* [Stated task] Go through the data and copy every line exactly, but not the images.
— START OF Dataset records —
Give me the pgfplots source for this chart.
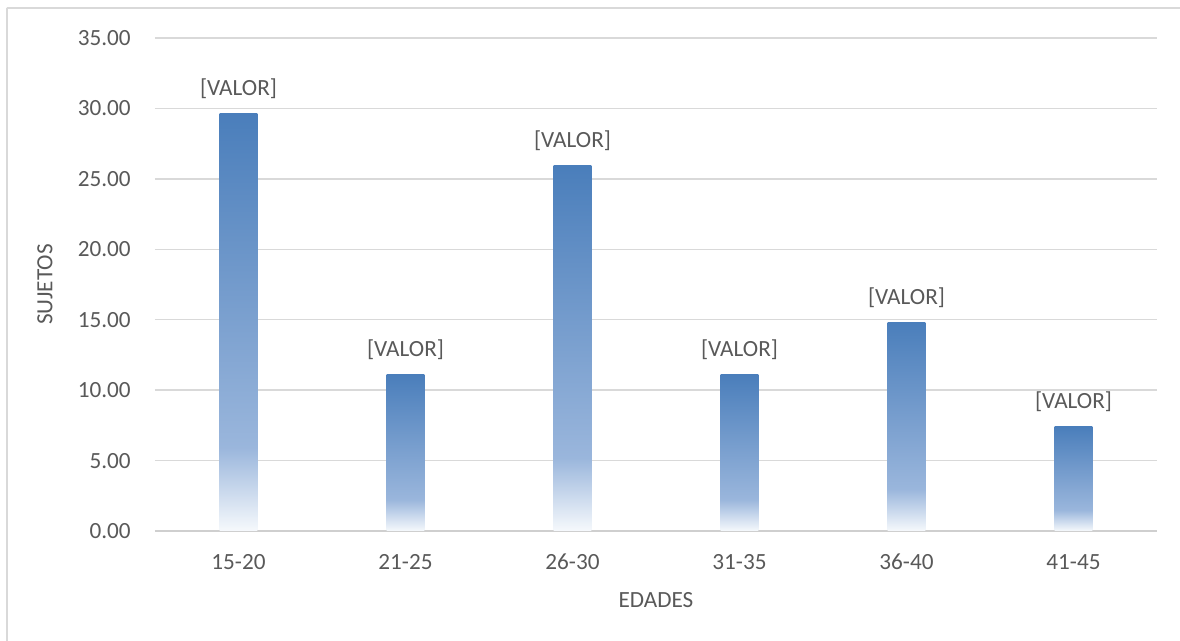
\documentclass[border=0pt]{standalone}
\usepackage{pgfplots}
\pgfplotsset{compat=1.18}
\usepackage{fontspec}
\setmainfont{Carlito}

\definecolor{txt}{HTML}{595959}
\definecolor{gridc}{HTML}{D9D9D9}
\definecolor{basec}{HTML}{CFCFCF}
\definecolor{frame}{HTML}{D9D9D9}
\definecolor{bartop}{HTML}{4A7EBB}
\definecolor{barmid}{HTML}{9AB6DC}
\definecolor{barbot}{HTML}{F6F9FC}

% Bar fill: deep blue at the top, lighter blue at 20% height, nearly white at the base.
% The path box is mapped onto 25bp..75bp of the shading.
\pgfdeclareverticalshading{barfade}{100bp}{%
  color(0bp)=(barbot); color(25bp)=(barbot); color(35bp)=(barmid);
  color(75bp)=(bartop); color(100bp)=(bartop)}

\begin{document}
\begin{tikzpicture}
\useasboundingbox (-116.25pt,-82.5pt) rectangle (768.75pt,398.25pt);
\draw[frame, line width=1.1pt] (-111pt,-90pt) rectangle (-111pt,392.25pt) -- (780pt,392.25pt);
\begin{axis}[
  scale only axis,
  width=751.5pt, height=369.75pt,
  font=\fontsize{17.4}{20}\selectfont\color{txt},
  xmin=-0.5, xmax=5.5,
  ymin=0, ymax=35,
  ytick={0,5,...,35},
  xtick={0,1,2,3,4,5},
  xticklabels={15-20,21-25,26-30,31-35,36-40,41-45},
  yticklabel={\pgfmathprintnumber[fixed,fixed zerofill,precision=2]{\tick}},
  /pgf/number format/assume math mode=true,
  major tick length=0pt,
  axis x line*=bottom,
  axis y line*=left,
  y axis line style={draw=none},
  x axis line style={draw=basec, line width=1.1pt},
  ymajorgrids,
  grid style={draw=gridc, line width=1.1pt},
  yticklabel style={anchor=east, inner sep=0pt, xshift=-18pt},
  xticklabel style={anchor=center, inner sep=0pt, yshift=-23.25pt},
  xlabel={EDADES},
  ylabel={SUJETOS},
  every axis x label/.style={at={(axis description cs:0.5,-0.140)}, anchor=center},
  every axis y label/.style={at={(axis description cs:-0.1098,0.5)}, anchor=center, rotate=90},
  ybar, bar width=0.225, bar shift=0pt,
  nodes near coords={{[}VALOR{]}},
  nodes near coords style={anchor=center, yshift=18.75pt, inner sep=0pt},
]
% one plot per age group so that every bar gets its own gradient
\addplot[draw=none, shading=barfade] coordinates {(0,29.63)};
\addplot[draw=none, shading=barfade] coordinates {(1,11.11)};
\addplot[draw=none, shading=barfade] coordinates {(2,25.93)};
\addplot[draw=none, shading=barfade] coordinates {(3,11.11)};
\addplot[draw=none, shading=barfade] coordinates {(4,14.81)};
\addplot[draw=none, shading=barfade] coordinates {(5,7.41)};
\end{axis}
\end{tikzpicture}
\end{document}
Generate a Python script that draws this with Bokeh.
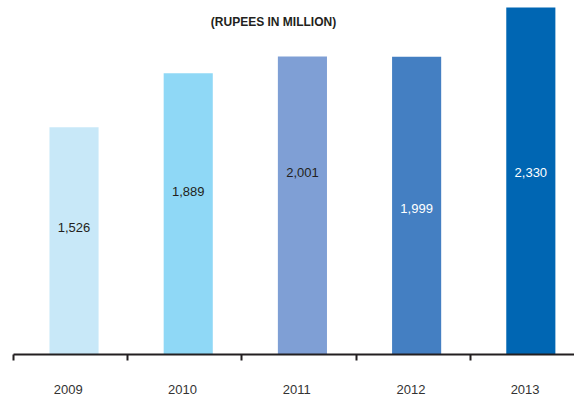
— END OF Dataset records —
* [The reply]
Give me the pgfplots source for this chart.
\documentclass[border=0pt]{standalone}
\usepackage{pgfplots}
\pgfplotsset{compat=1.18}
\usepackage{fontspec}
\setmainfont{Carlito}

\definecolor{txt}{HTML}{595959}
\definecolor{gridc}{HTML}{D9D9D9}
\definecolor{basec}{HTML}{CFCFCF}
\definecolor{frame}{HTML}{D9D9D9}
\definecolor{bartop}{HTML}{4A7EBB}
\definecolor{barmid}{HTML}{9AB6DC}
\definecolor{barbot}{HTML}{F6F9FC}

% Bar fill: deep blue at the top, lighter blue at 20% height, nearly white at the base.
% The path box is mapped onto 25bp..75bp of the shading.
\pgfdeclareverticalshading{barfade}{100bp}{%
  color(0bp)=(barbot); color(25bp)=(barbot); color(35bp)=(barmid);
  color(75bp)=(bartop); color(100bp)=(bartop)}

\begin{document}
\begin{tikzpicture}
\useasboundingbox (-116.25pt,-82.5pt) rectangle (768.75pt,398.25pt);
\draw[frame, line width=1.1pt] (-111pt,-90pt) rectangle (-111pt,392.25pt) -- (780pt,392.25pt);
\begin{axis}[
  scale only axis,
  width=751.5pt, height=369.75pt,
  font=\fontsize{17.4}{20}\selectfont\color{txt},
  xmin=-0.5, xmax=5.5,
  ymin=0, ymax=35,
  ytick={0,5,...,35},
  xtick={0,1,2,3,4,5},
  xticklabels={15-20,21-25,26-30,31-35,36-40,41-45},
  yticklabel={\pgfmathprintnumber[fixed,fixed zerofill,precision=2]{\tick}},
  /pgf/number format/assume math mode=true,
  major tick length=0pt,
  axis x line*=bottom,
  axis y line*=left,
  y axis line style={draw=none},
  x axis line style={draw=basec, line width=1.1pt},
  ymajorgrids,
  grid style={draw=gridc, line width=1.1pt},
  yticklabel style={anchor=east, inner sep=0pt, xshift=-18pt},
  xticklabel style={anchor=center, inner sep=0pt, yshift=-23.25pt},
  xlabel={EDADES},
  ylabel={SUJETOS},
  every axis x label/.style={at={(axis description cs:0.5,-0.140)}, anchor=center},
  every axis y label/.style={at={(axis description cs:-0.1098,0.5)}, anchor=center, rotate=90},
  ybar, bar width=0.225, bar shift=0pt,
  nodes near coords={{[}VALOR{]}},
  nodes near coords style={anchor=center, yshift=18.75pt, inner sep=0pt},
]
% one plot per age group so that every bar gets its own gradient
\addplot[draw=none, shading=barfade] coordinates {(0,29.63)};
\addplot[draw=none, shading=barfade] coordinates {(1,11.11)};
\addplot[draw=none, shading=barfade] coordinates {(2,25.93)};
\addplot[draw=none, shading=barfade] coordinates {(3,11.11)};
\addplot[draw=none, shading=barfade] coordinates {(4,14.81)};
\addplot[draw=none, shading=barfade] coordinates {(5,7.41)};
\end{axis}
\end{tikzpicture}
\end{document}
Generate a Python script that draws this with Bokeh.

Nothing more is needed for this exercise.